Moreover, a data warehouse is viewed to comprise of both success and failure factors that contribute towards the key performance indicators of an organization. The success of a data warehouse depends on the implementation of a correct model which support the core functions of the warehouse. The success of the data warehouse is thus determined by the success factors that are implemented in support of the chosen model while the failure of the data warehouse emanates from the weaknesses and threats that face the warehouse and no preventive measures are taken. Therefore, the success factors are such as support of the top management, and implementation and acquisition of quality sources of data which are well-defined and profound to meet the business needs and fully satisfy the data warehouse demands (Kesner, 2009). Also, having adequate knowledge of climatic factors is an essential factor since it enables prevention of further climatic impacts. On the other hand, the failure factors include the negative influence of political, economic, and climatic factors. Inadequate funds for implementation of required data warehouse model is also another failure factor. Therefore, it is essential that a data warehouse implements the best model to help in achieving the organizational objectives. The multidimensional model is thus viewed to be the best data warehouse model since it meets most of the warehouse requirements.

References

Bevanda, V. (2018). Decision Engineering: Settling A Lean Decision Modeling Approach. Varazdin: Varazdin Development and Entrepreneurship Agency (VADA).

Eskelinen, T., Räsänen, T., Santti, U., Happonen, A., & Kajanus, M. (2017). Designing a Business Model for Environmental Monitoring Services using Fast MCDS Innovation Support Tools. Technology Innovation Management Review, 7(11), 36-46.

Kesner, R. M., & Russell, B. (2009). Enabling business processes through information management and IT systems: The FastFit and winter gear distributors case studies. Journal of Information Systems Education, 20(4), 401-405.

Roberts, B., & Koumpis, A. (2004). A framework for situation room analysis and exploration of its application potential in the information technologies market. Management Decision, 42(7), 882-891.
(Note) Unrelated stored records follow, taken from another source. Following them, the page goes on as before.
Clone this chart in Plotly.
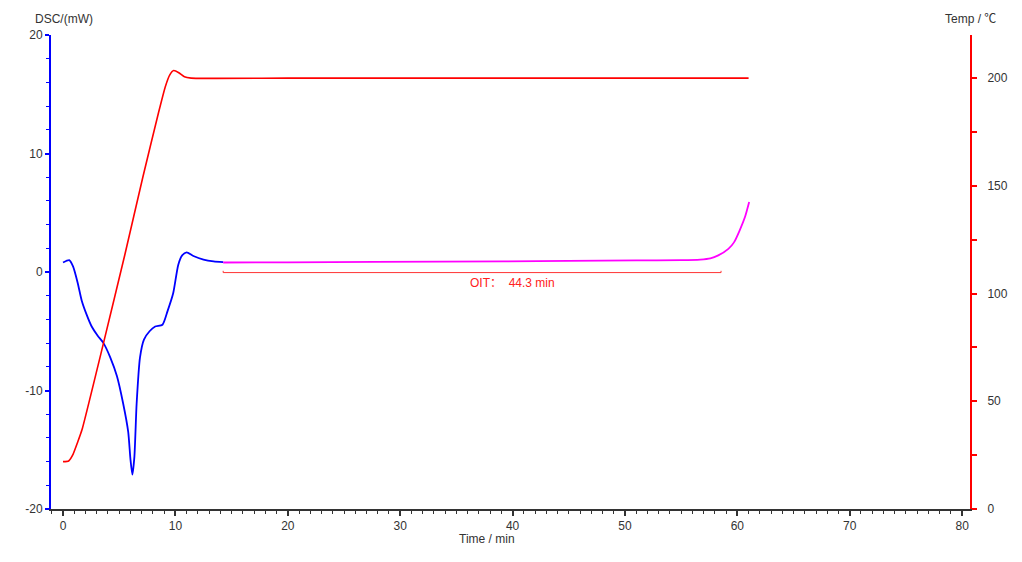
"""
DSC oxidation induction time (OIT) curve
"""

import plotly.graph_objects as go

# DSC signal during heating (blue)
time_heat = [0.0, 0.55, 0.9, 1.3, 1.66, 2.1, 2.55, 3.1, 3.6, 4.2, 4.8, 5.35, 5.8, 6.0, 6.17,
             6.35, 6.55, 6.85, 7.2, 7.7, 8.2, 8.85, 9.3, 9.8, 10.25, 10.6, 11.0, 11.6, 12.5, 13.4, 14.25]
dsc_heat = [0.8, 1.0, 0.45, -0.9, -2.4, -3.6, -4.6, -5.4, -6.0, -7.2, -8.8, -11.1, -13.5, -15.8, -17.1,
            -15.6, -11.1, -7.2, -5.7, -5.0, -4.6, -4.45, -3.3, -1.8, 0.6, 1.4, 1.65, 1.35, 1.05, 0.9, 0.84]

# DSC signal during isothermal hold (magenta)
time_iso = [14.25, 20.0, 27.7, 39.2, 51.0, 55.0, 56.7, 57.6, 58.3, 59.2, 59.7, 60.2, 60.7, 61.05]
dsc_iso = [0.8, 0.82, 0.85, 0.9, 0.98, 1.0, 1.05, 1.15, 1.4, 1.95, 2.5, 3.5, 4.7, 5.9]

# furnace temperature (red, right axis)
time_temp = [0.0, 0.5, 0.9, 1.3, 1.7, 3.6, 5.5, 7.1, 8.5, 9.1, 9.5, 9.85, 10.3, 10.8, 11.4, 20.0, 40.0, 61.0]
temp = [22.0, 22.3, 25.5, 31.0, 37.0, 77.0, 118.0, 154.0, 184.0, 196.0, 201.5, 203.5, 202.5, 200.6, 200.0, 200.0, 200.0, 200.0]

dsc_ticks = [-20, -10, 0, 10, 20]
dsc_ticktext = ["-20", "-10", "0", "10", "20"]

oit_start = 14.25
oit_end = 58.55
oit_label = "OIT：  44.3 min"

font = dict(family="Liberation Sans, Arial, Noto Sans CJK SC, sans-serif", size=12, color="#333333")

fig = go.Figure()
fig.add_trace(go.Scatter(x=time_heat, y=dsc_heat, mode="lines", line=dict(color="#0000ff", width=1.8, shape="spline", smoothing=0.6)))
fig.add_trace(go.Scatter(x=time_iso, y=dsc_iso, mode="lines", line=dict(color="#ff00ff", width=1.8, shape="spline", smoothing=0.6)))
fig.add_trace(go.Scatter(x=time_temp, y=temp, mode="lines", yaxis="y2", line=dict(color="#ff0000", width=1.6, shape="spline", smoothing=0.5)))
# OIT bracket
fig.add_trace(go.Scatter(x=[oit_start, oit_start, oit_end, oit_end], y=[0.1, -0.05, -0.05, 0.1], mode="lines",
                         line=dict(color="#ff3333", width=1)))

fig.add_annotation(x=40.0, y=-0.15, text=oit_label, showarrow=False, yanchor="top",
                   font=dict(family=font["family"], size=12, color="#ff2020"))
fig.add_annotation(x=0.014, y=1.034, xref="paper", yref="paper", text="DSC/(mW)", showarrow=False,
                   xanchor="center", yanchor="middle", font=font)
fig.add_annotation(x=1.0, y=1.034, xref="paper", yref="paper", text="Temp / ℃", showarrow=False,
                   xanchor="center", yanchor="middle",
                   font=dict(family="Liberation Sans, Noto Sans CJK SC, sans-serif", size=12, color="#333333"))
fig.add_annotation(x=0.474, y=-0.063, xref="paper", yref="paper", text="Time / min", showarrow=False,
                   xanchor="center", yanchor="middle", font=font)

# the page adds an 8 px offset, so the figure is slightly smaller than the window
fig.update_layout(
    width=1014, height=554,
    margin=dict(l=43, r=52, t=27, b=53),
    plot_bgcolor="white", paper_bgcolor="white",
    showlegend=False,
    font=font,
    xaxis=dict(range=[-1.07, 80.7], dtick=10, tick0=0, showgrid=False, zeroline=False,
               showline=True, linecolor="#333333", linewidth=2,
               ticks="outside", ticklen=5, tickcolor="#333333", tickwidth=1.5,
               minor=dict(dtick=1, ticks="outside", ticklen=3, tickcolor="#333333", tickwidth=1)),
    yaxis=dict(range=[-20, 20], tickvals=dsc_ticks, ticktext=dsc_ticktext, showgrid=False, zeroline=False,
               showline=True, linecolor="#0000ff", linewidth=2,
               ticks="outside", ticklen=4, tickcolor="#0000ff", tickwidth=1.5,
               minor=dict(dtick=2, ticks="outside", ticklen=3, tickcolor="#0000ff", tickwidth=1)),
    yaxis2=dict(range=[0, 220], dtick=50, overlaying="y", side="right", showgrid=False, zeroline=False,
                showline=True, linecolor="#ff0000", linewidth=2,
                ticks="outside", ticklen=5, tickcolor="#ff0000", tickwidth=1.5, ticklabelstandoff=8,
                minor=dict(dtick=25, ticks="outside", ticklen=5, tickcolor="#ff0000", tickwidth=1.5)),
)

fig.write_html("out.html")
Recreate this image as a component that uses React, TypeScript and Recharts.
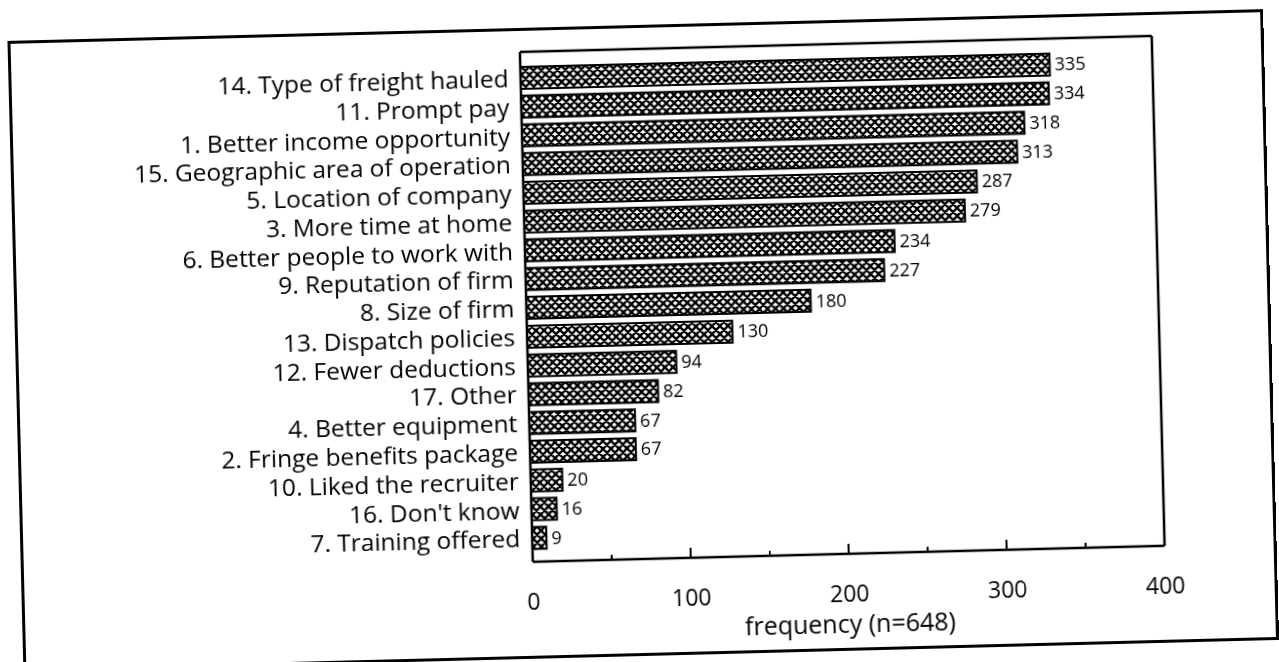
import { BarChart, Bar, XAxis, YAxis, LabelList, CartesianGrid } from 'recharts';

const categories = [
  '14. Type of freight hauled',
  '11. Prompt pay',
  '1. Better income opportunity',
  '15. Geographic area of operation',
  '5. Location of company',
  '3. More time at home',
  '6. Better people to work with',
  '9. Reputation of firm',
  '8. Size of firm',
  '13. Dispatch policies',
  '12. Fewer deductions',
  '17. Other',
  '4. Better equipment',
  '2. Fringe benefits package',
  '10. Liked the recruiter',
  "16. Don't know",
  '7. Training offered',
];

const counts = [335, 334, 318, 313, 287, 279, 234, 227, 180, 130, 94, 82, 67, 67, 20, 16, 9];

const xTicks = [0, 50, 100, 150, 200, 250, 300, 350, 400];

const data = categories.map((name, i) => ({ name, count: counts[i] }));

const font = '"Open Sans", Lato, sans-serif';
const ink = '#000';

function FreqTick(props: any) {
  const { x, y, payload } = props;
  const v = payload.value;
  const major = v % 100 === 0;
  const len = v === 0 || v === 400 ? 0 : major ? 10 : 5;
  return (
    <g>
      {len > 0 && <line x1={x} y1={y} x2={x} y2={y - len} stroke={ink} strokeWidth={2} />}
      {major && (
        <text x={x} y={y + 48} textAnchor="middle" fontSize={23} fontFamily={font} fill={ink}>
          {v}
        </text>
      )}
    </g>
  );
}

// plot box: top edge and right edge of the plotting area
const topEdge = ({ offset }: any) => [offset.top];
const rightEdge = ({ offset }: any) => [offset.left + offset.width];

export default function App() {
  return (
    <div
      style={{
        position: 'fixed',
        left: 0,
        top: 0,
        width: 1279,
        height: 662,
        background: '#fff',
        transform: 'rotate(-1.45deg)',
        transformOrigin: '640px 331px',
      }}
    >
      <div
        style={{
          position: 'absolute',
          left: 15,
          top: 25,
          width: 1256,
          height: 631,
          boxSizing: 'border-box',
          border: `3px solid ${ink}`,
        }}
      />
      <div style={{ position: 'absolute', left: 0, top: 0 }}>
        <BarChart
          width={1279}
          height={662}
          data={data}
          layout="vertical"
          margin={{ top: 49, right: 120, bottom: 23, left: 0 }}
        >
          <defs>
            <pattern id="xhatch" width={8} height={8} patternUnits="userSpaceOnUse">
              <rect width={8} height={8} fill="#fff" />
              <path d="M0,0 L8,8 M8,0 L0,8 M-1,7 L1,9 M7,-1 L9,1 M-1,1 L1,-1 M7,9 L9,7" stroke={ink} strokeWidth={2.3} />
            </pattern>
          </defs>
          <CartesianGrid
            stroke={ink}
            strokeWidth={2.5}
            horizontalCoordinatesGenerator={topEdge}
            verticalCoordinatesGenerator={rightEdge}
          />
          <XAxis
            type="number"
            domain={[0, 400]}
            ticks={xTicks}
            interval={0}
            height={80}
            tickSize={0}
            tickMargin={0}
            tickLine={false}
            axisLine={{ stroke: ink, strokeWidth: 2.5 }}
            tick={<FreqTick />}
            label={{
              value: 'frequency (n=648)',
              position: 'insideBottom',
              offset: 1,
              fill: ink,
              fontSize: 25,
              fontFamily: font,
            }}
          />
          <YAxis
            type="category"
            dataKey="name"
            width={527}
            interval={0}
            tickSize={0}
            tickMargin={12}
            tickLine={false}
            padding={{ top: 12, bottom: 9 }}
            axisLine={{ stroke: ink, strokeWidth: 2.5 }}
            tick={{ fill: ink, fontSize: 24.5, fontFamily: font }}
          />
          <Bar
            dataKey="count"
            barSize={22}
            fill="url(#xhatch)"
            stroke={ink}
            strokeWidth={2}
            isAnimationActive={false}
          >
            <LabelList
              dataKey="count"
              position="right"
              offset={5}
              fill={ink}
              fontSize={18}
              fontFamily={font}
            />
          </Bar>
        </BarChart>
      </div>
    </div>
  );
}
Suen, J., Wu, T., & Lin, K. (2018). A System Framework Design for Virtual Reality Game Using Gameplay Big Data Technology. International Journal of Organizational Innovation (Online), 11(2), 230-239.

Devlin, B., & Cote, L. D. (1996). Data warehouse: from architecture to implementation. Addison-Wesley Longman Publishing Co., Inc.

Sahama, T. R., & Croll, P. R. (2007, January). A data warehouse architecture for clinical data warehousing. In Proceedings of the fifth Australasian Symposium on ACSW frontiers-Volume 68 (pp. 227-232). Australian Computer Society, Inc.